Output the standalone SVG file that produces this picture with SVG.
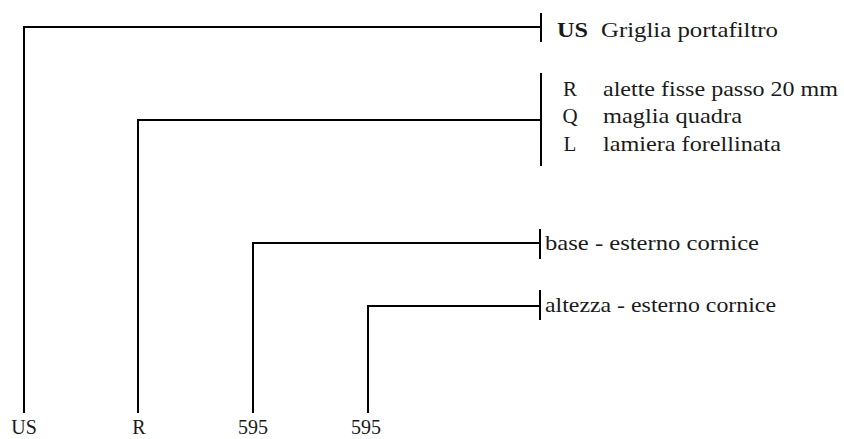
<svg xmlns="http://www.w3.org/2000/svg" width="844" height="439" viewBox="0 0 844 439">
<style>
.ln{fill:none;stroke:#000;stroke-width:2}
text{font-family:"Liberation Serif","Times New Roman",serif;font-size:21px;fill:#1a1a1a}
.b{font-weight:bold}
.m{text-anchor:middle}
.c{font-size:20px}
</style>
<rect width="844" height="439" fill="#fff"/>
<g id="connectors">
<polyline class="ln" points="24,413 24,27 541,27"/>
<line class="ln" x1="541" y1="13" x2="541" y2="42"/>
<polyline class="ln" points="138,413 138,120 541,120"/>
<line class="ln" x1="541" y1="73" x2="541" y2="166"/>
<polyline class="ln" points="253,413 253,243 540,243"/>
<line class="ln" x1="540" y1="229" x2="540" y2="259"/>
<polyline class="ln" points="368,413 368,306 540,306"/>
<line class="ln" x1="540" y1="290" x2="540" y2="320"/>
</g>
<g id="node-us">
<text class="b" x="557" y="37" textLength="31" lengthAdjust="spacingAndGlyphs">US</text>
<text x="601" y="37" textLength="177" lengthAdjust="spacingAndGlyphs">Griglia portafiltro</text>
</g>
<g id="node-type">
<text class="m" x="570" y="96">R</text>
<text x="603" y="96" textLength="235" lengthAdjust="spacingAndGlyphs">alette fisse passo 20 mm</text>
<text class="m" x="570" y="123">Q</text>
<text x="603" y="123" textLength="139" lengthAdjust="spacingAndGlyphs">maglia quadra</text>
<text class="m" x="570" y="151">L</text>
<text x="603" y="151" textLength="178" lengthAdjust="spacingAndGlyphs">lamiera forellinata</text>
</g>
<g id="node-base">
<text x="545" y="250" textLength="214" lengthAdjust="spacingAndGlyphs">base - esterno cornice</text>
</g>
<g id="node-altezza">
<text x="545" y="312" textLength="231" lengthAdjust="spacingAndGlyphs">altezza - esterno cornice</text>
</g>
<g id="codes">
<text class="m c" x="24" y="434">US</text>
<text class="m c" x="139" y="434">R</text>
<text class="m c" x="253" y="434">595</text>
<text class="m c" x="366" y="434">595</text>
</g>
</svg>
+ + + + + + +
**Given exercise:**
In your copy of the listing above, reproduce each line exactly and omit all pictures.

**Written answer:**
Output the standalone SVG file that produces this picture with SVG.
<svg xmlns="http://www.w3.org/2000/svg" width="844" height="439" viewBox="0 0 844 439">
<style>
.ln{fill:none;stroke:#000;stroke-width:2}
text{font-family:"Liberation Serif","Times New Roman",serif;font-size:21px;fill:#1a1a1a}
.b{font-weight:bold}
.m{text-anchor:middle}
.c{font-size:20px}
</style>
<rect width="844" height="439" fill="#fff"/>
<g id="connectors">
<polyline class="ln" points="24,413 24,27 541,27"/>
<line class="ln" x1="541" y1="13" x2="541" y2="42"/>
<polyline class="ln" points="138,413 138,120 541,120"/>
<line class="ln" x1="541" y1="73" x2="541" y2="166"/>
<polyline class="ln" points="253,413 253,243 540,243"/>
<line class="ln" x1="540" y1="229" x2="540" y2="259"/>
<polyline class="ln" points="368,413 368,306 540,306"/>
<line class="ln" x1="540" y1="290" x2="540" y2="320"/>
</g>
<g id="node-us">
<text class="b" x="557" y="37" textLength="31" lengthAdjust="spacingAndGlyphs">US</text>
<text x="601" y="37" textLength="177" lengthAdjust="spacingAndGlyphs">Griglia portafiltro</text>
</g>
<g id="node-type">
<text class="m" x="570" y="96">R</text>
<text x="603" y="96" textLength="235" lengthAdjust="spacingAndGlyphs">alette fisse passo 20 mm</text>
<text class="m" x="570" y="123">Q</text>
<text x="603" y="123" textLength="139" lengthAdjust="spacingAndGlyphs">maglia quadra</text>
<text class="m" x="570" y="151">L</text>
<text x="603" y="151" textLength="178" lengthAdjust="spacingAndGlyphs">lamiera forellinata</text>
</g>
<g id="node-base">
<text x="545" y="250" textLength="214" lengthAdjust="spacingAndGlyphs">base - esterno cornice</text>
</g>
<g id="node-altezza">
<text x="545" y="312" textLength="231" lengthAdjust="spacingAndGlyphs">altezza - esterno cornice</text>
</g>
<g id="codes">
<text class="m c" x="24" y="434">US</text>
<text class="m c" x="139" y="434">R</text>
<text class="m c" x="253" y="434">595</text>
<text class="m c" x="366" y="434">595</text>
</g>
</svg>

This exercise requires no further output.